11. The transmission unit as claimed in claim 7, further includes a fourth synchronizer hub unit positioned on the lay shaft between the sixth lay gear and the seventh lay gear, such that the fourth synchronizer hub unit connects either of the sixth lay gear and the seventh lay gear to the lay shaft for enabling transfer of power of the layshaft to either of the sixth lay gear and the seventh lay gear.

12. The transmission unit as claimed in claim 1 to claim 11, further includes a three-part housing arrangement for housing and supporting the transmission unit.

13. The transmission unit as claimed in claim 12, wherein the three-part housing arrangement includes a clutch housing, a transmission housing, and a rear housing.

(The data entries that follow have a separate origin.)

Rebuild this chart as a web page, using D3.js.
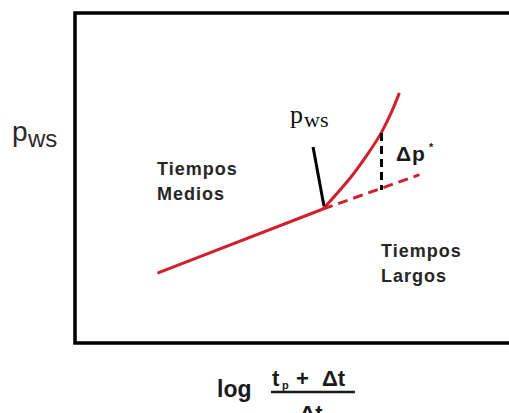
<!DOCTYPE html>
<html>
<head>
<meta charset="utf-8">
<script src="https://cdn.jsdelivr.net/npm/d3@7"></script>
<style>
  html, body { margin: 0; padding: 0; background: #fff; }
  svg { display: block; }
  .sans { font-family: "Liberation Sans", Arial, sans-serif; }
  .serif { font-family: "Liberation Serif", "Times New Roman", serif; }
</style>
</head>
<body>
<svg id="chart"></svg>
<script>
// chart units: both axes 0..10 inside the frame
const early_x = [1.89, 5.69]
const early_y = [2.12, 4.06]

const late_x = [5.69, 6.33, 6.70, 7.02, 7.25, 7.44]
const late_y = [4.06, 5.03, 5.70, 6.36, 6.97, 7.58]

const extrap_x = [5.69, 7.90]
const extrap_y = [4.06, 5.10]

const delta_x = [7.03, 7.03]
const delta_y = [6.36, 4.64]

const pointer_x = [5.46, 5.71]
const pointer_y = [5.94, 4.15]

const red = "#d21f2c"

const width = 509
const height = 413
const margin = { top: 13, right: -2, bottom: 70, left: 75 }

const svg = d3.select("#chart")
  .attr("width", width)
  .attr("height", height)

const x = d3.scaleLinear().domain([0, 10]).range([margin.left, width - margin.right])
const y = d3.scaleLinear().domain([0, 10]).range([height - margin.bottom, margin.top])

const zip = (xs, ys) => xs.map((v, i) => [v, ys[i]])

// frame (open on the right, runs off the picture)
svg.append("path")
  .attr("d", `M${x(10) + 5},${y(10)} H${x(0)} V${y(0)} H${x(10) + 5}`)
  .attr("fill", "none")
  .attr("stroke", "#000")
  .attr("stroke-width", 3.5)

const line = d3.line().x(d => x(d[0])).y(d => y(d[1]))
const smooth = d3.line().x(d => x(d[0])).y(d => y(d[1])).curve(d3.curveCatmullRom)

svg.append("path")
  .attr("d", line(zip(extrap_x, extrap_y)))
  .attr("fill", "none")
  .attr("stroke", red)
  .attr("stroke-width", 3)
  .attr("stroke-dasharray", "10,6")

svg.append("path")
  .attr("d", line(zip(early_x, early_y)))
  .attr("fill", "none")
  .attr("stroke", red)
  .attr("stroke-width", 3)

svg.append("path")
  .attr("d", smooth(zip(late_x, late_y)))
  .attr("fill", "none")
  .attr("stroke", red)
  .attr("stroke-width", 3)

svg.append("path")
  .attr("d", line(zip(delta_x, delta_y)))
  .attr("fill", "none")
  .attr("stroke", "#000")
  .attr("stroke-width", 3)
  .attr("stroke-dasharray", "8,5")

svg.append("path")
  .attr("d", line(zip(pointer_x, pointer_y)))
  .attr("fill", "none")
  .attr("stroke", "#000")
  .attr("stroke-width", 3)

// y axis title
const ylab = svg.append("text").attr("class", "sans").attr("fill", "#2a2a2a")
ylab.append("tspan").attr("x", 12).attr("y", 141).attr("font-size", 28).text("p")
ylab.append("tspan").attr("x", 28).attr("y", 147).attr("font-size", 24).text("ws")

// pws callout
const pws = svg.append("text").attr("class", "serif").attr("fill", "#111")
pws.append("tspan").attr("x", 290).attr("y", 123).attr("font-size", 26).text("p")
pws.append("tspan").attr("x", 304).attr("y", 127).attr("font-size", 22).text("ws")

// delta p*
const dp = svg.append("text").attr("class", "sans").attr("fill", "#1a1a1a").attr("font-weight", "bold")
dp.append("tspan").attr("x", 396).attr("y", 161).attr("font-size", 21).text("\u0394")
dp.append("tspan").attr("x", 412).attr("y", 161).attr("font-size", 21).text("p")
dp.append("tspan").attr("x", 429).attr("y", 151).attr("font-size", 11).text("*")

function label(lines, x0, y0){
  const t = svg.append("text")
    .attr("class", "sans")
    .attr("font-weight", "bold")
    .attr("font-size", 18)
    .attr("letter-spacing", 1)
    .attr("fill", "#262626")
  lines.forEach((s, i) => t.append("tspan").attr("x", x0).attr("y", y0 + i * 25).text(s))
}
label(["Tiempos", "Medios"], 157, 175)
label(["Tiempos", "Largos"], 381, 257)

// x axis title: log (tp + Δt) / Δt
const xt = svg.append("g").attr("class", "sans").attr("fill", "#1a1a1a").attr("font-weight", "bold")
xt.append("text").attr("x", 217).attr("y", 397).attr("font-size", 23).text("log")
const num = xt.append("text").attr("y", 386).attr("font-size", 22)
num.append("tspan").attr("x", 272).text("t")
num.append("tspan").attr("x", 282).attr("y", 389).attr("font-size", 11).text("p")
num.append("tspan").attr("x", 296).attr("y", 386).text("+")
num.append("tspan").attr("x", 322).text("\u0394t")
xt.append("line")
  .attr("x1", 271).attr("x2", 355)
  .attr("y1", 392).attr("y2", 392)
  .attr("stroke", "#1a1a1a").attr("stroke-width", 2.5)
xt.append("text").attr("x", 311).attr("y", 421).attr("font-size", 22).attr("text-anchor", "middle").text("\u0394t")
</script>
</body>
</html>
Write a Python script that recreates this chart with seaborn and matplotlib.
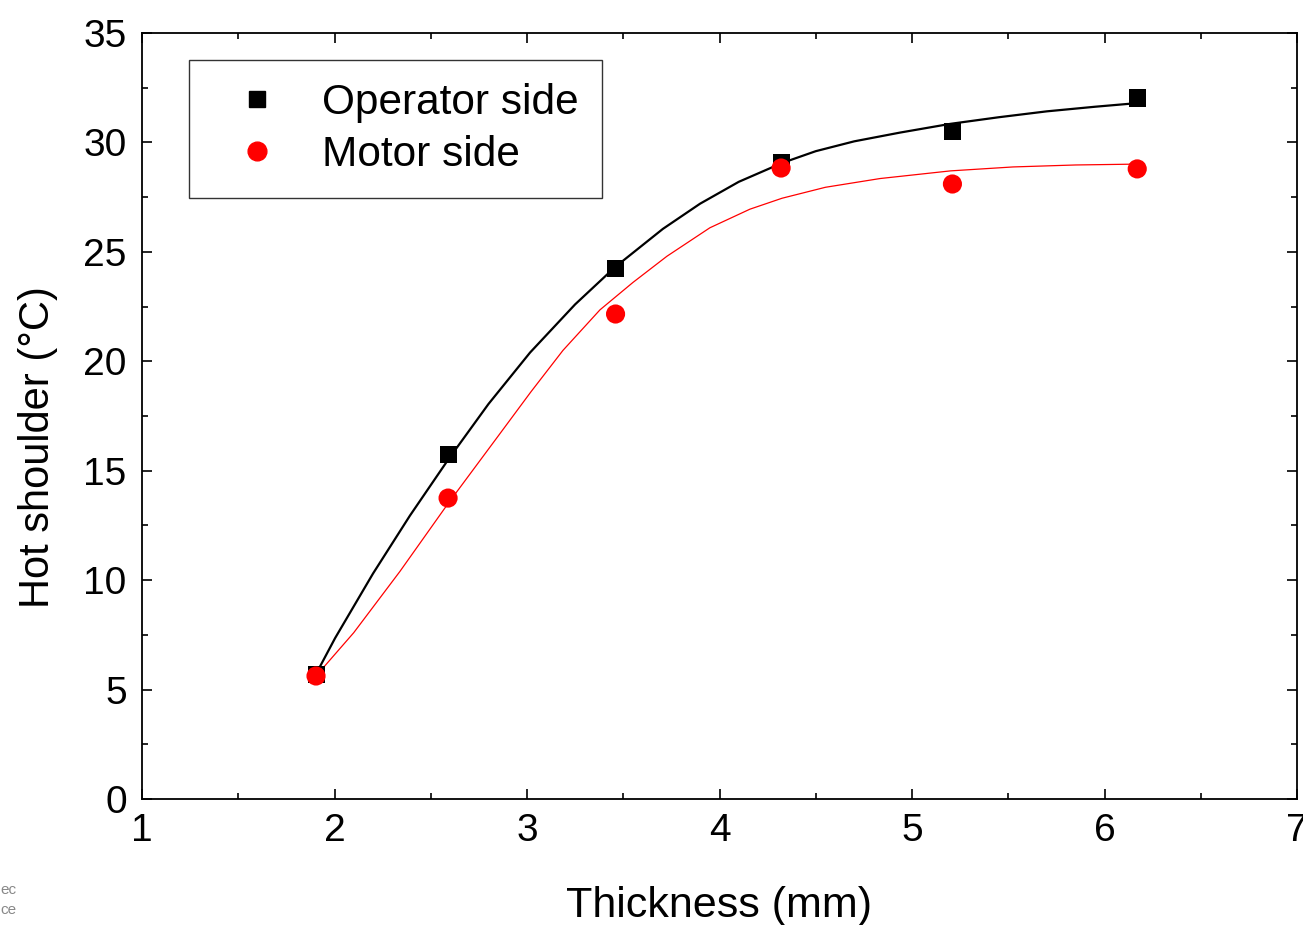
import matplotlib
matplotlib.use("Agg")
import matplotlib.pyplot as plt
import seaborn as sns
import pandas as pd
from matplotlib.ticker import MultipleLocator
from matplotlib.lines import Line2D

# Measured data
thickness = [1.904, 2.59, 3.46, 4.32, 5.21, 6.17]
operator_side = [5.71, 15.72, 24.26, 29.10, 30.48, 32.03]
motor_side = [5.62, 13.75, 22.16, 28.83, 28.10, 28.79]

# Fitted curves
fit_op_x = [1.904, 2.003, 2.20, 2.392, 2.59, 2.80, 3.016, 3.25, 3.457, 3.706,
            3.899, 4.10, 4.325, 4.50, 4.70, 4.938, 5.20, 5.45, 5.70, 5.95, 6.174]
fit_op_y = [5.71, 7.35, 10.3, 12.95, 15.5, 18.05, 20.4, 22.6, 24.3, 26.05,
            27.2, 28.2, 29.06, 29.6, 30.05, 30.45, 30.85, 31.15, 31.42, 31.63, 31.8]
fit_mo_x = [1.904, 2.10, 2.34, 2.59, 2.86, 3.02, 3.187, 3.379, 3.55, 3.727,
            3.95, 4.158, 4.325, 4.55, 4.834, 5.2, 5.525, 5.85, 6.174]
fit_mo_y = [5.62, 7.6, 10.4, 13.5, 16.7, 18.6, 20.5, 22.35, 23.6, 24.8,
            26.1, 26.95, 27.45, 27.95, 28.35, 28.7, 28.88, 28.97, 29.01]

xticks = [1, 2, 3, 4, 5, 6, 7]
yticks = [0, 5, 10, 15, 20, 25, 30, 35]

sns.set_style("ticks")
plt.rcParams['font.family'] = ['Liberation Sans', 'DejaVu Sans']
plt.rcParams['text.color'] = 'black'
plt.rcParams['axes.labelcolor'] = 'black'
plt.rcParams['xtick.color'] = 'black'
plt.rcParams['ytick.color'] = 'black'

fig = plt.figure(figsize=(13.03, 9.25), dpi=100)
ax = fig.add_axes([142 / 1303, 1 - 799 / 925, (1297 - 142) / 1303, (799 - 33) / 925])

df_pts = pd.DataFrame({"x": thickness, "op": operator_side, "mo": motor_side})
df_fop = pd.DataFrame({"x": fit_op_x, "y": fit_op_y})
df_fmo = pd.DataFrame({"x": fit_mo_x, "y": fit_mo_y})

sns.lineplot(data=df_fop, x="x", y="y", ax=ax, color="black", lw=1.6,
             sort=False, estimator=None, zorder=2)
sns.lineplot(data=df_fmo, x="x", y="y", ax=ax, color="#ff0000", lw=0.9,
             sort=False, estimator=None, zorder=2)
sns.scatterplot(data=df_pts, x="x", y="op", ax=ax, marker="s", color="black",
                s=150, edgecolor="none", zorder=3)
sns.scatterplot(data=df_pts, x="x", y="mo", ax=ax, marker="o", color="#ff0000",
                s=190, edgecolor="none", zorder=4)

ax.set_xlim(1, 7)
ax.set_ylim(0, 35)
ax.set_xticks(xticks)
ax.set_yticks(yticks)
ax.xaxis.set_minor_locator(MultipleLocator(0.5))
ax.yaxis.set_minor_locator(MultipleLocator(2.5))
ax.tick_params(which="both", direction="in", top=True, right=True, width=1.2, color="black")
ax.tick_params(which="major", length=7, labelsize=28, labelcolor="black")
ax.tick_params(which="minor", length=4)
ax.tick_params(axis="y", pad=11)
ax.tick_params(axis="x", pad=10)
for s in ax.spines.values():
    s.set_linewidth(1.3)
    s.set_color("black")

ax.set_xlabel("Thickness (mm)", fontsize=31, labelpad=27)
ax.set_ylabel("Hot shoulder (°C)", fontsize=30, labelpad=18)
ax.yaxis.set_label_coords(-0.073, (799 - 447) / 766)

handles = [
    Line2D([], [], marker="s", color="black", ls="none", markersize=12),
    Line2D([], [], marker="o", color="#ff0000", ls="none", markersize=13.5),
]
leg = ax.legend(handles, ["Operator side", "Motor side"], loc="upper left",
                bbox_to_anchor=((189 - 142) / 1155, 1 - (60 - 33) / 766),
                fontsize=30.5, frameon=True, fancybox=False, borderpad=0.55,
                handletextpad=0.5, labelspacing=0.28, borderaxespad=0,
                handlelength=2.1)
leg.get_frame().set_edgecolor("black")
leg.get_frame().set_linewidth(1.0)

fig.text(0.0, 1 - 890 / 925, "ec", fontsize=11, color="#888888", ha="left", va="center")
fig.text(0.0, 1 - 910 / 925, "ce", fontsize=11, color="#888888", ha="left", va="center")

fig.savefig("out.png", dpi=100, facecolor="white")
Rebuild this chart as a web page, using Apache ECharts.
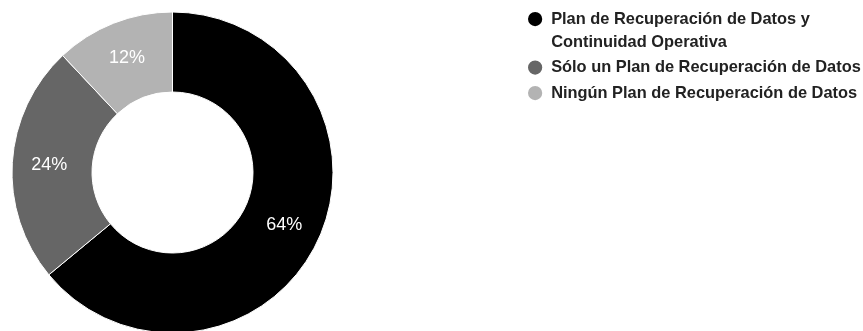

14. The transmission unit as claimed in claim 13, wherein the transmission housing houses and covers at least partially the transmission unit, such that one end of the input shaft extends beyond the transmission housing from a first end portion, while an opposite end of the output shaft extends beyond a second end portion of the transmission housing.

15. The transmission unit as claimed in claim 13, wherein the clutch housing at least partially covers the first end portion of the transmission unit.

16. The transmission unit as claimed in claim 13, wherein the rear housing at least partially covers the second end portion of the transmission unit.

17. The transmission unit as claimed in claim 13, wherein one end of each of the input shaft and the lay shaft is rotatably supported on the clutch housing, while on opposite end of each of the output shaft and the lay shaft is rotatably supported on the transmission housing.